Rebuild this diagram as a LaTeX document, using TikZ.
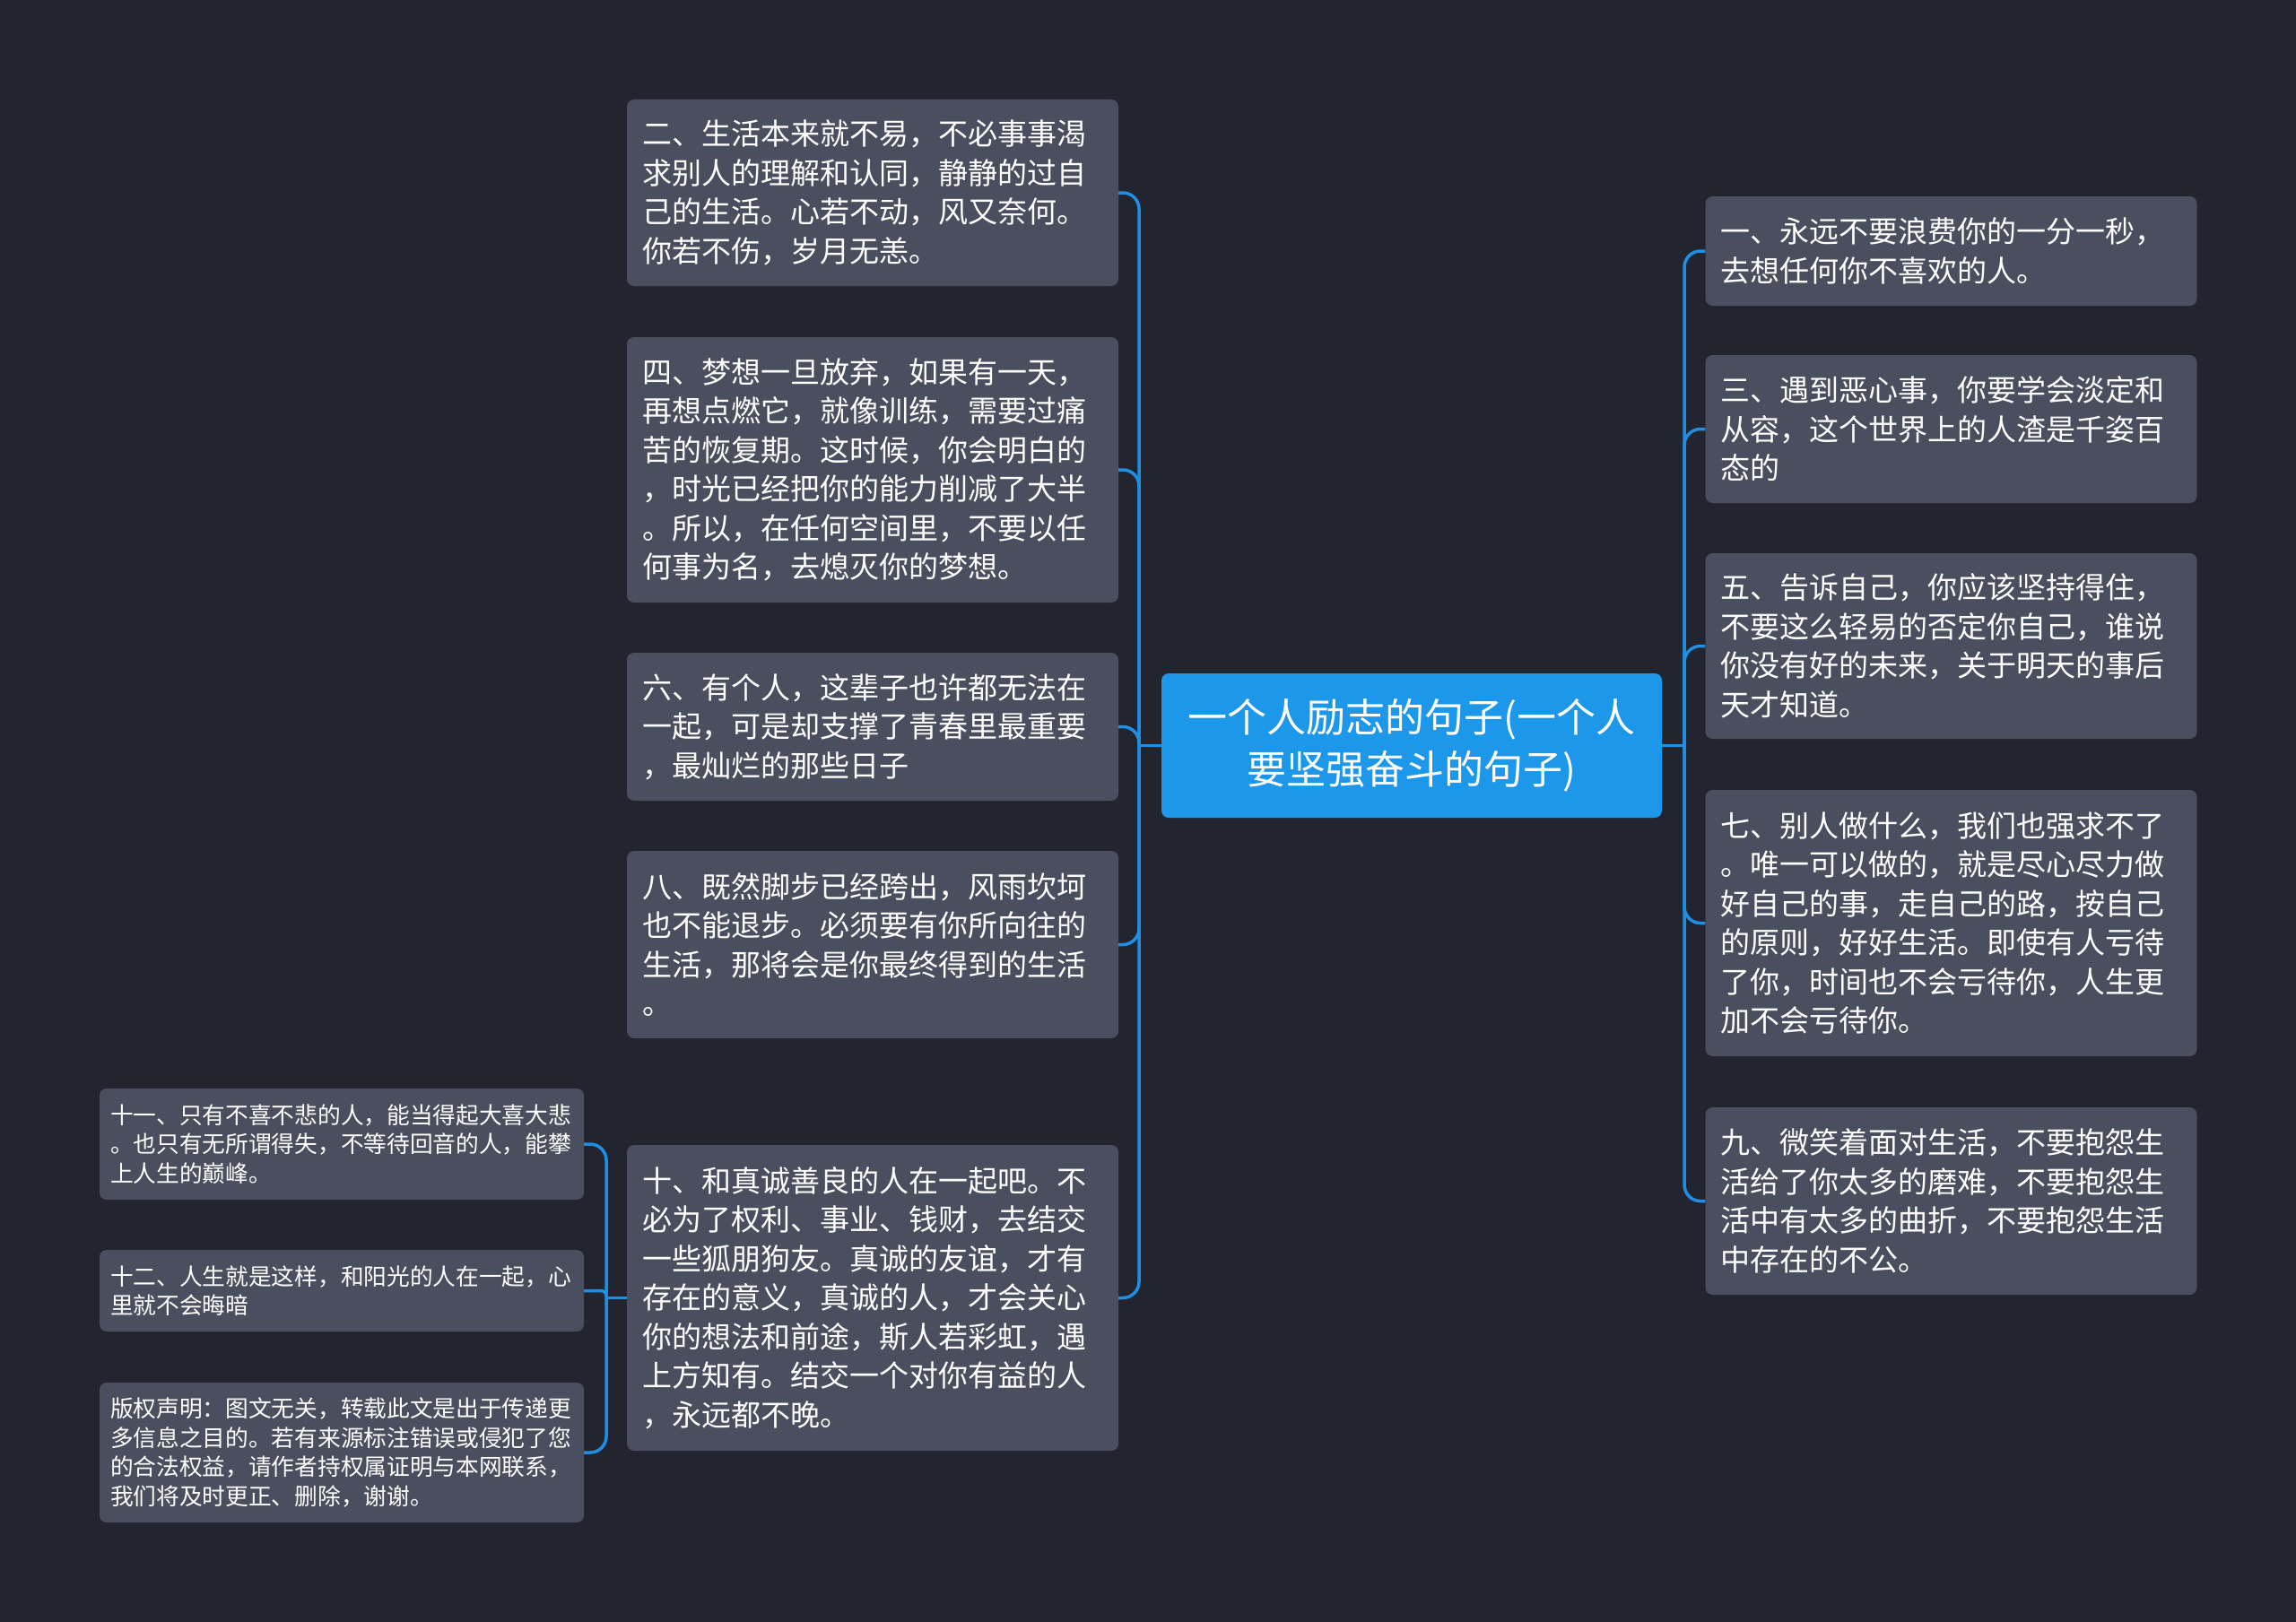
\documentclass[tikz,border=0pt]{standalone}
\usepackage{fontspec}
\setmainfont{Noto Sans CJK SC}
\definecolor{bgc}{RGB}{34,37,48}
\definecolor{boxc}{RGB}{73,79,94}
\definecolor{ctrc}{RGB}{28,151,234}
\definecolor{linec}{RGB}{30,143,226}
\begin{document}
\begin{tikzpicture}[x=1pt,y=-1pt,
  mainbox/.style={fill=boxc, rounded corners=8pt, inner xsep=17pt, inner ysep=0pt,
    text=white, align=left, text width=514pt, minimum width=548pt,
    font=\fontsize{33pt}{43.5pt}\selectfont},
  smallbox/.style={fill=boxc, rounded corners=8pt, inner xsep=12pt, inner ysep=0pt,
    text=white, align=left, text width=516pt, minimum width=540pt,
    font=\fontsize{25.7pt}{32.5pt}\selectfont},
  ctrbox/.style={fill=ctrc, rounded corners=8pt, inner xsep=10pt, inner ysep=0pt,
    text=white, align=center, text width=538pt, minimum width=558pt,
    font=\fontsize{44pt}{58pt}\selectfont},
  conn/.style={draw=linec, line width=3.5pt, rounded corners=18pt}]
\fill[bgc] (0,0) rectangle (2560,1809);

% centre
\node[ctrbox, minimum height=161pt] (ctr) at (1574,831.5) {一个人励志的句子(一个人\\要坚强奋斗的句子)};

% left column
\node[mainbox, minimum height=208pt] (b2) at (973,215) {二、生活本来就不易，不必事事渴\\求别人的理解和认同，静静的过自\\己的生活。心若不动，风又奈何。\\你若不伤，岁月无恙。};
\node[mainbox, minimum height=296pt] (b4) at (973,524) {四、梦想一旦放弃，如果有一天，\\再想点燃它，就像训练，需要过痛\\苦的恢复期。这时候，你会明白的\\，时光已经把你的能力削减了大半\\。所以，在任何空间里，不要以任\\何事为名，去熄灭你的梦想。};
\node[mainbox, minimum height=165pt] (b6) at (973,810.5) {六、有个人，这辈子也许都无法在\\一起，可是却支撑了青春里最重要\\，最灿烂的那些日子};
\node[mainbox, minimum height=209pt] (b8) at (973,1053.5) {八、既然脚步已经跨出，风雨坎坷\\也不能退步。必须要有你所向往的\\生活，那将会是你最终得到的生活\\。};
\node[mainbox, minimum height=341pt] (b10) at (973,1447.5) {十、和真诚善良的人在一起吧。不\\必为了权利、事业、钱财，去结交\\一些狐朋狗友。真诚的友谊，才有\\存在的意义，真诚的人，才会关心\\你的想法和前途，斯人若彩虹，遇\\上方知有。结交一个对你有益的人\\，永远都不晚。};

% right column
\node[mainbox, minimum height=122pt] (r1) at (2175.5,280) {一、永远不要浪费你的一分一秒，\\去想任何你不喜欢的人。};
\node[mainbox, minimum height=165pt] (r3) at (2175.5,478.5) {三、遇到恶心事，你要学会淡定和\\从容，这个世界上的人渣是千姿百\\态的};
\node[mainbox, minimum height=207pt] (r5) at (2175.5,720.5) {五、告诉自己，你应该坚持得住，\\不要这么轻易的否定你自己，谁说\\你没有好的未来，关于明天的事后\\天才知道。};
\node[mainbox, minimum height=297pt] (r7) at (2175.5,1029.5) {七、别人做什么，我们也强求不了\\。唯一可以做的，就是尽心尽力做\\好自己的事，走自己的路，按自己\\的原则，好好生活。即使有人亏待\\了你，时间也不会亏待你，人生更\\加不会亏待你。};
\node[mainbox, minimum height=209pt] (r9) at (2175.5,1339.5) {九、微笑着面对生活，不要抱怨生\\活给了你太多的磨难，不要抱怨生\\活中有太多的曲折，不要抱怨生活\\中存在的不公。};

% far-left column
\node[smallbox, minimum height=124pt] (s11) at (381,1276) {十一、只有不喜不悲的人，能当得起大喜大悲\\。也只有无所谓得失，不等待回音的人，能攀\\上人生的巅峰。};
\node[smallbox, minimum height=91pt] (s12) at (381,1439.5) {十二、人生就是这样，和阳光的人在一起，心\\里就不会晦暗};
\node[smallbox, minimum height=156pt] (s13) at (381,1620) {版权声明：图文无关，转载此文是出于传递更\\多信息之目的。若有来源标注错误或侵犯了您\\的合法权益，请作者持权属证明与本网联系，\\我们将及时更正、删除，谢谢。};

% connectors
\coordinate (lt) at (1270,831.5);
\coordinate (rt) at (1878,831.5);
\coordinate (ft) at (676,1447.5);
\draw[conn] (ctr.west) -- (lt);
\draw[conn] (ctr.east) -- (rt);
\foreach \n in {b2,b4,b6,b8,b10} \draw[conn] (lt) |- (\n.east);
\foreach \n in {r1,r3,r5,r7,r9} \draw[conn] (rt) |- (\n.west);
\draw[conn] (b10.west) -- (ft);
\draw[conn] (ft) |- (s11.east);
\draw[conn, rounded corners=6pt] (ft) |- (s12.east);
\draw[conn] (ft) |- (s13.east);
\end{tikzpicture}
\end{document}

════════

**What this task involves:** Leave the pictures out and please restate exactly the lines running from the start of the material through the one with "minimum height=341pt] (b10)".

**Reply to the exercise:**
Rebuild this diagram as a LaTeX document, using TikZ.
\documentclass[tikz,border=0pt]{standalone}
\usepackage{fontspec}
\setmainfont{Noto Sans CJK SC}
\definecolor{bgc}{RGB}{34,37,48}
\definecolor{boxc}{RGB}{73,79,94}
\definecolor{ctrc}{RGB}{28,151,234}
\definecolor{linec}{RGB}{30,143,226}
\begin{document}
\begin{tikzpicture}[x=1pt,y=-1pt,
  mainbox/.style={fill=boxc, rounded corners=8pt, inner xsep=17pt, inner ysep=0pt,
    text=white, align=left, text width=514pt, minimum width=548pt,
    font=\fontsize{33pt}{43.5pt}\selectfont},
  smallbox/.style={fill=boxc, rounded corners=8pt, inner xsep=12pt, inner ysep=0pt,
    text=white, align=left, text width=516pt, minimum width=540pt,
    font=\fontsize{25.7pt}{32.5pt}\selectfont},
  ctrbox/.style={fill=ctrc, rounded corners=8pt, inner xsep=10pt, inner ysep=0pt,
    text=white, align=center, text width=538pt, minimum width=558pt,
    font=\fontsize{44pt}{58pt}\selectfont},
  conn/.style={draw=linec, line width=3.5pt, rounded corners=18pt}]
\fill[bgc] (0,0) rectangle (2560,1809);

% centre
\node[ctrbox, minimum height=161pt] (ctr) at (1574,831.5) {一个人励志的句子(一个人\\要坚强奋斗的句子)};

% left column
\node[mainbox, minimum height=208pt] (b2) at (973,215) {二、生活本来就不易，不必事事渴\\求别人的理解和认同，静静的过自\\己的生活。心若不动，风又奈何。\\你若不伤，岁月无恙。};
\node[mainbox, minimum height=296pt] (b4) at (973,524) {四、梦想一旦放弃，如果有一天，\\再想点燃它，就像训练，需要过痛\\苦的恢复期。这时候，你会明白的\\，时光已经把你的能力削减了大半\\。所以，在任何空间里，不要以任\\何事为名，去熄灭你的梦想。};
\node[mainbox, minimum height=165pt] (b6) at (973,810.5) {六、有个人，这辈子也许都无法在\\一起，可是却支撑了青春里最重要\\，最灿烂的那些日子};
\node[mainbox, minimum height=209pt] (b8) at (973,1053.5) {八、既然脚步已经跨出，风雨坎坷\\也不能退步。必须要有你所向往的\\生活，那将会是你最终得到的生活\\。};
\node[mainbox, minimum height=341pt] (b10) at (973,1447.5) {十、和真诚善良的人在一起吧。不\\必为了权利、事业、钱财，去结交\\一些狐朋狗友。真诚的友谊，才有\\存在的意义，真诚的人，才会关心\\你的想法和前途，斯人若彩虹，遇\\上方知有。结交一个对你有益的人\\，永远都不晚。};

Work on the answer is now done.